Las colonias no podían comerciar fuera de los límites del Imperio colonial, de
manera que toda posibilidad de desarrollo estaba estrangulada desde la partida.
Las invasiones napoleónicas hicieron el resto. Podría agregar muchos agravios
que no se dan en absoluto en la Cataluña de estos días. A pesar de esos
problemas, las nuevas repúblicas, desde luego por interés propio, no quisieron
separarse de la gran cultura y de la poderosa lengua de España. Si lo hubieran
hecho, es probable que los Jorge Luis Borges y los Juan Rulfo, los Pablo
Neruda, Octavio Paz, Gabriel García Márquez, Mario Vargas Llosa, no hubieran
existido. Una gran lengua es una gran riqueza. Si dentro de la órbita de esa
lengua existe otra, el catalán, con una estupenda tradición, con un estilo
claro, diferente, en el conjunto de la cultura hispánica, tanto mejor. Yo me he
limitado en mis observaciones al tema de la cultura, que conozco mejor, que me
concierne más directamente.

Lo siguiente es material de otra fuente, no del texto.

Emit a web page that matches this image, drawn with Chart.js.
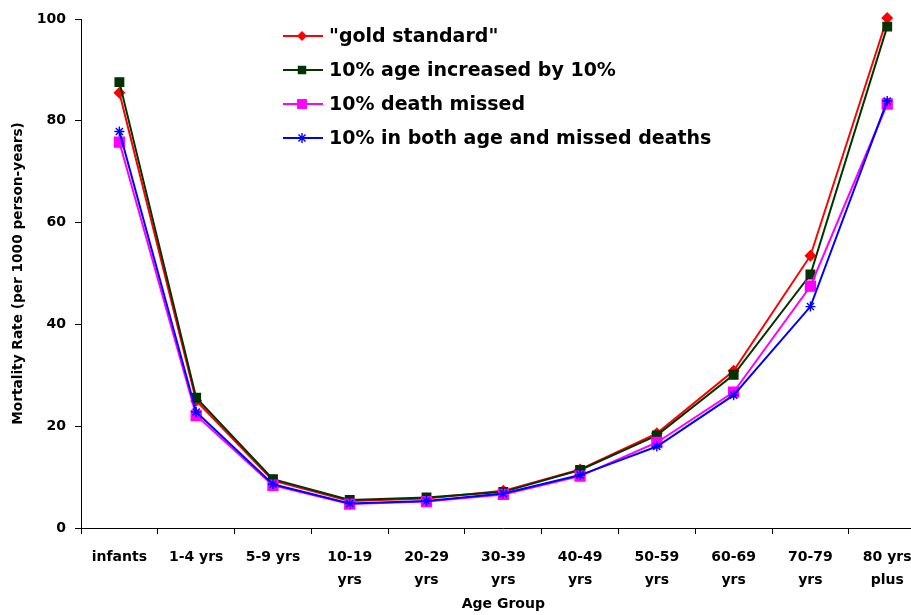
<!DOCTYPE html>
<html>
<head>
<meta charset="utf-8">
<script src="https://cdn.jsdelivr.net/npm/chart.js@4.4.1/dist/chart.umd.min.js"></script>
<style>
    html, body { margin: 0; padding: 0; background: #fff; overflow: hidden; }
    #chart { display: block; }
</style>
</head>
<body>
<canvas id="chart" width="934" height="615"></canvas>
<script>
// --- DATA ---
const ageGroups = ['infants', '1-4 yrs', '5-9 yrs', ['10-19', 'yrs'], ['20-29', 'yrs'], ['30-39', 'yrs'],
    ['40-49', 'yrs'], ['50-59', 'yrs'], ['60-69', 'yrs'], ['70-79', 'yrs'], ['80 yrs', 'plus']];
const goldStandard = [85.5, 25.0, 9.3, 5.3, 5.8, 7.3, 11.5, 18.6, 30.9, 53.5, 100.2];
const ageIncreased = [87.6, 25.6, 9.6, 5.5, 6.0, 7.1, 11.4, 18.2, 30.1, 49.8, 98.5];
const deathMissed = [75.8, 22.1, 8.4, 4.7, 5.2, 6.6, 10.2, 16.8, 26.7, 47.5, 83.3];
const bothErrors = [77.9, 22.8, 8.6, 4.8, 5.3, 6.8, 10.4, 16.0, 26.1, 43.5, 83.9];
const yTicks = [0, 20, 40, 60, 80, 100];

const FONT = "'DejaVu Sans', sans-serif";

const makeSet = (label, data, color, style, radius, order) => ({
    label, data,
    borderColor: color,
    backgroundColor: color,
    borderWidth: 2,
    pointStyle: style,
    pointRadius: radius,
    pointHoverRadius: radius,
    pointBorderWidth: 1.4,
    tension: 0,
    clip: false,
    order
});

// --- LEGEND (line + marker, drawn inside the plot) ---
const drawMarker = (ctx, style, x, y, r, color) => {
    ctx.save();
    ctx.fillStyle = color;
    ctx.strokeStyle = color;
    ctx.lineWidth = 1.4;
    ctx.beginPath();
    if (style === 'rectRot') {
        ctx.moveTo(x - r, y); ctx.lineTo(x, y - r); ctx.lineTo(x + r, y); ctx.lineTo(x, y + r);
        ctx.closePath(); ctx.fill();
    } else if (style === 'rect') {
        const s = r * Math.SQRT1_2;
        ctx.rect(x - s, y - s, 2 * s, 2 * s); ctx.fill();
    } else if (style === 'star') {
        const d = r * Math.SQRT1_2;
        ctx.moveTo(x - r, y); ctx.lineTo(x + r, y);
        ctx.moveTo(x, y - r); ctx.lineTo(x, y + r);
        ctx.moveTo(x - d, y - d); ctx.lineTo(x + d, y + d);
        ctx.moveTo(x - d, y + d); ctx.lineTo(x + d, y - d);
        ctx.stroke();
    }
    ctx.restore();
};

const insideLegend = {
    id: 'insideLegend',
    afterDraw(chart) {
        const ctx = chart.ctx;
        const rows = [36, 70, 104, 138];
        chart.data.datasets.forEach((ds, i) => {
            const y = rows[i];
            ctx.save();
            ctx.strokeStyle = ds.borderColor;
            ctx.lineWidth = 2;
            ctx.beginPath();
            ctx.moveTo(283, y);
            ctx.lineTo(323, y);
            ctx.stroke();
            ctx.restore();
            drawMarker(ctx, ds.pointStyle, 302, y, ds.pointRadius, ds.borderColor);
            ctx.save();
            ctx.fillStyle = '#000';
            ctx.font = "bold 19px " + FONT;
            ctx.textBaseline = 'middle';
            ctx.textAlign = 'left';
            ctx.fillText(ds.label, 329, y + 1);
            ctx.restore();
        });
    }
};

new Chart(document.getElementById('chart'), {
    type: 'line',
    data: {
        labels: ageGroups,
        datasets: [
            makeSet('"gold standard"', goldStandard, '#ff0000', 'rectRot', 5, 3),
            makeSet('10% age increased by 10%', ageIncreased, '#003300', 'rect', 6, 2),
            makeSet('10% death missed', deathMissed, '#ff00ff', 'rect', 7, 1),
            makeSet('10% in both age and missed deaths', bothErrors, '#0000ff', 'star', 5, 0)
        ]
    },
    options: {
        responsive: false,
        animation: false,
        devicePixelRatio: 1,
        layout: { padding: { top: 19, right: 1, left: 0, bottom: 0 } },
        plugins: {
            legend: { display: false },
            tooltip: { enabled: false }
        },
        scales: {
            x: {
                offset: true,
                afterFit: (scale) => { scale.height = 87; },
                grid: {
                    display: true, drawOnChartArea: false, drawTicks: true,
                    tickLength: 6, color: '#000', offset: true
                },
                border: { display: true, color: '#000', width: 1 },
                ticks: {
                    color: '#000', padding: 12, maxRotation: 0, autoSkip: false,
                    font: { family: FONT, size: 14, weight: 'bold', lineHeight: 1.65 }
                },
                title: {
                    display: true, text: 'Age Group', color: '#000',
                    padding: { top: 0, bottom: 2 },
                    font: { family: FONT, size: 14, weight: 'bold' }
                }
            },
            y: {
                min: 0, max: 100,
                afterFit: (scale) => { scale.width = 81; },
                afterBuildTicks: (scale) => { scale.ticks = yTicks.map(v => ({ value: v })); },
                grid: {
                    display: true, drawOnChartArea: false, drawTicks: true,
                    tickLength: 6, color: '#000'
                },
                border: { display: true, color: '#000', width: 1 },
                ticks: {
                    color: '#000', padding: 9,
                    font: { family: FONT, size: 14, weight: 'bold' }
                },
                title: {
                    display: true, text: 'Mortality Rate (per 1000 person-years)', color: '#000',
                    padding: { top: 10, bottom: 0 },
                    font: { family: FONT, size: 13.7, weight: 'bold' }
                }
            }
        }
    },
    plugins: [insideLegend]
});
</script>
</body>
</html>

Ahora bien, si voy más allá, estoy seguro de que el
catalanismo separatista, en su forma política e institucional actual, podría
tener consecuencias empobrecedoras para todos, y en primer lugar para los
mismos catalanes. Pero agrego un detalle personal: he adquirido cierto
conocimiento de la Cataluña antigua y moderna; cuando viví allá, no viví de
ocioso, y creo que la mayoría de los catalanes, gente sensata, con fuerte
sentido de lo real, de algo que ellos llaman «seny», no votarán a favor de una
ruptura a machamartillo. Buscarán los grandes acuerdos, como se debe hacer
siempre, y encontrarán soluciones favorables para todas las partes.